In The Marshall Project, Marc Mauer and Ashley Nellis highlight the 82 percent drop in the number of juveniles held in adult prisons from its peak year in 1997. The authors also discuss the changing public sentiment around sending young people to adult prisons, and why the juvenile experience can provide lessons in how to accelerate the reduction of adult incarceration.
As crime rates remain relatively low, this is a good moment to reflect on this experience and to pursue more constructive alternatives to jail time. We would start by restoring an individualized and rehabilitative approach to working with young adults. Knowing that most young people “age out” of crime by their mid- to late-20s, it is counterproductive to subject them to an often-brutal prison environment. Yes, there need to be consequences for criminal behavior, but these should involve finding the appropriate balance between public safety and helping offenders address the factors that contributed to their crimes.

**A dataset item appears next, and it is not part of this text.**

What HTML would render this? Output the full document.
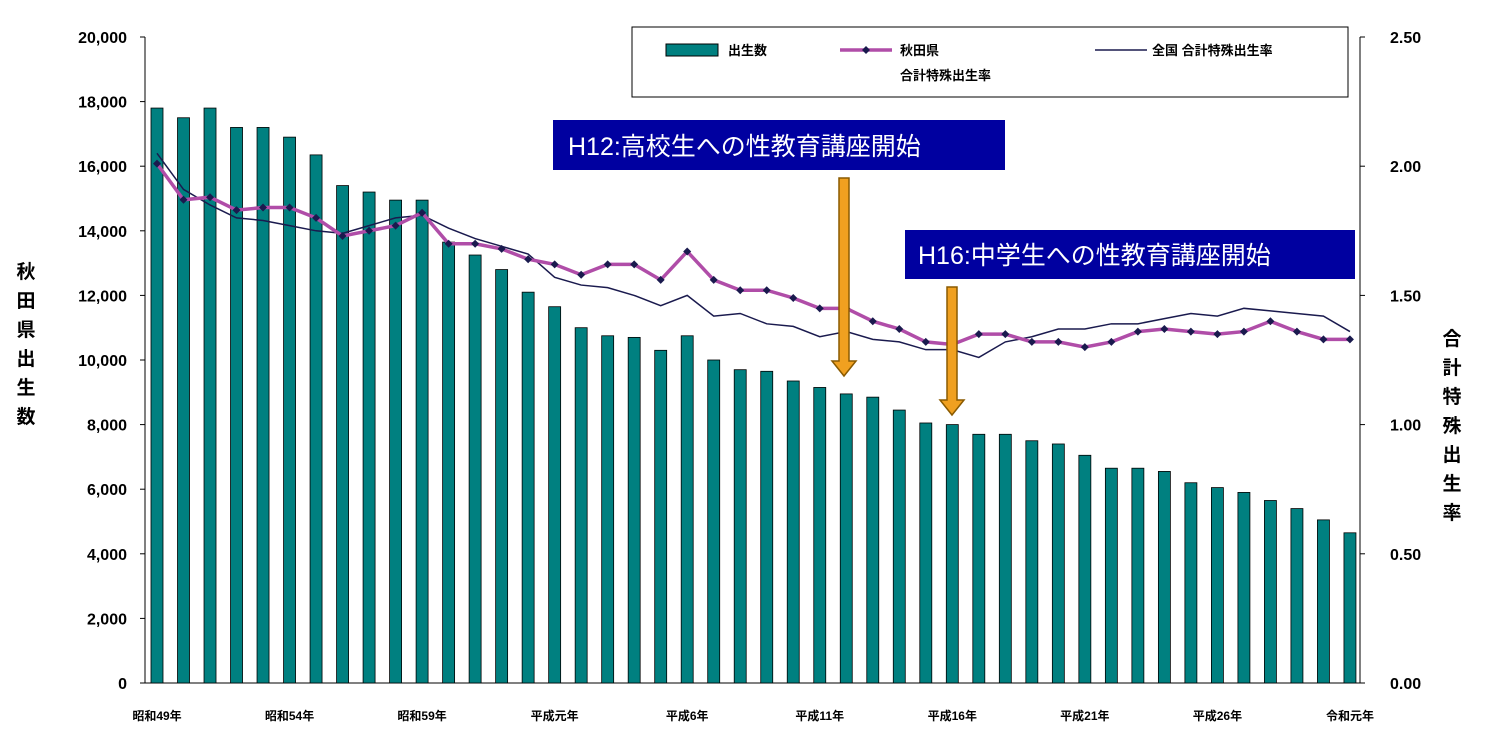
<!DOCTYPE html>
<html><head><meta charset="utf-8"><style>
body{margin:0;background:#fff;}
svg{display:block;font-family:"Liberation Sans","Noto Sans CJK JP",sans-serif;}
</style></head><body>
<svg id="c" width="1500" height="745" xmlns="http://www.w3.org/2000/svg"></svg>
<script>
const bars=[17800,17500,17800,17200,17200,16900,16350,15400,15200,14950,14950,13650,13250,12800,12100,11650,11000,10750,10700,10300,10750,10000,9700,9650,9350,9150,8950,8850,8450,8050,8000,7700,7700,7500,7400,7050,6650,6650,6550,6200,6050,5900,5650,5400,5050,4650];
const ak=[2.01,1.87,1.88,1.83,1.84,1.84,1.80,1.73,1.75,1.77,1.82,1.70,1.70,1.68,1.64,1.62,1.58,1.62,1.62,1.56,1.67,1.56,1.52,1.52,1.49,1.45,1.45,1.40,1.37,1.32,1.31,1.35,1.35,1.32,1.32,1.30,1.32,1.36,1.37,1.36,1.35,1.36,1.40,1.36,1.33,1.33];
const na=[2.05,1.91,1.85,1.80,1.79,1.77,1.75,1.74,1.77,1.80,1.81,1.76,1.72,1.69,1.66,1.57,1.54,1.53,1.50,1.46,1.50,1.42,1.43,1.39,1.38,1.34,1.36,1.33,1.32,1.29,1.29,1.26,1.32,1.34,1.37,1.37,1.39,1.39,1.41,1.43,1.42,1.45,1.44,1.43,1.42,1.36];
const X0=145,X1=1360,Y0=37,Y1=683;
const xi=i=>157+i*26.51;
const yb=v=>Y1-v/20000*(Y1-Y0);
const yr=v=>Y1-v/2.5*(Y1-Y0);
let s='';
s+=`<line x1="${X0}" y1="${Y0}" x2="${X0}" y2="${Y1}" stroke="#000"/>`;
s+=`<line x1="${X1}" y1="${Y0}" x2="${X1}" y2="${Y1}" stroke="#000"/>`;
s+=`<line x1="${X0}" y1="${Y1}" x2="${X1}" y2="${Y1}" stroke="#000"/>`;
for(let v=0;v<=20000;v+=2000){const y=yb(v);s+=`<line x1="${X0-5}" y1="${y}" x2="${X0}" y2="${y}" stroke="#000"/><text x="${X0-18}" y="${y+6}" text-anchor="end" font-size="16" font-weight="bold">${v.toLocaleString('en-US')}</text>`;}
for(let k=0;k<=5;k++){const v=k*0.5,y=yr(v);s+=`<line x1="${X1}" y1="${y}" x2="${X1+5}" y2="${y}" stroke="#000"/><text x="${X1+30}" y="${y+6}" font-size="16" font-weight="bold">${v.toFixed(2)}</text>`;}
bars.forEach((v,i)=>{s+=`<rect x="${xi(i)-6}" y="${yb(v)}" width="12" height="${Y1-yb(v)}" fill="#008080" stroke="#000" stroke-width="0.8"/>`;});
const labs=['昭和49年','昭和54年','昭和59年','平成元年','平成6年','平成11年','平成16年','平成21年','平成26年','令和元年'];
labs.forEach((l,k)=>{s+=`<text x="${xi(k*5)}" y="720" text-anchor="middle" font-size="12" font-weight="bold">${l}</text>`;});
s+=`<polyline fill="none" stroke="#1a1a4e" stroke-width="1.5" points="${na.map((v,i)=>xi(i)+','+yr(v)).join(' ')}"/>`;
s+=`<polyline fill="none" stroke="#b04da8" stroke-width="3.5" points="${ak.map((v,i)=>xi(i)+','+yr(v)).join(' ')}"/>`;
ak.forEach((v,i)=>{const x=xi(i),y=yr(v);s+=`<polygon points="${x},${y-4} ${x+4},${y} ${x},${y+4} ${x-4},${y}" fill="#1a1a4e"/>`;});
'秋田県出生数'.split('').forEach((c,i)=>{s+=`<text x="26" y="${278+i*29}" text-anchor="middle" font-size="19" font-weight="bold">${c}</text>`;});
'合計特殊出生率'.split('').forEach((c,i)=>{s+=`<text x="1452" y="${345+i*29}" text-anchor="middle" font-size="19" font-weight="bold">${c}</text>`;});
s+=`<rect x="632" y="27" width="716" height="70" fill="#fff" stroke="#000"/>`;
s+=`<rect x="666" y="44" width="52" height="12" fill="#008080" stroke="#000"/><text x="728" y="55" font-size="13" font-weight="bold">出生数</text>`;
s+=`<line x1="840" y1="50" x2="892" y2="50" stroke="#b04da8" stroke-width="3.5"/><polygon points="866,46 870,50 866,54 862,50" fill="#1a1a4e"/><text x="900" y="55" font-size="13" font-weight="bold">秋田県</text><text x="900" y="80" font-size="13" font-weight="bold">合計特殊出生率</text>`;
s+=`<line x1="1095" y1="50" x2="1147" y2="50" stroke="#1a1a4e" stroke-width="1.5"/><text x="1152" y="55" font-size="13" font-weight="bold">全国  合計特殊出生率</text>`;
s+=`<rect x="553" y="120" width="452" height="50" fill="#0000a0"/><text x="568" y="155" font-size="25" fill="#fff">H12:高校生への性教育講座開始</text>`;
s+=`<rect x="905" y="230" width="450" height="49" fill="#0000a0"/><text x="918" y="264" font-size="25" fill="#fff">H16:中学生への性教育講座開始</text>`;
function arrow(x,y1,y2){return `<polygon points="${x-5},${y1} ${x+5},${y1} ${x+5},${y2-15} ${x+12},${y2-15} ${x},${y2} ${x-12},${y2-15} ${x-5},${y2-15}" fill="#f0a020" stroke="#8a5a00" stroke-width="1.5"/>`;}
s+=arrow(844,178,376);
s+=arrow(952,287,415);
document.getElementById('c').innerHTML=s;
</script>
</body></html>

And if such an approach makes sense for juveniles it also can be adapted for adults. The life history of individuals in prison shows that, more often than not, they committed their crimes after major setbacks — addiction, loss of jobs or housing — for which they received little support. There are few individuals in the prison system so dangerous that they can never be released back into the community. If we truly want to end mass incarceration we need to change the mindset about crime to one that emphasizes prevention and restoration over punishment.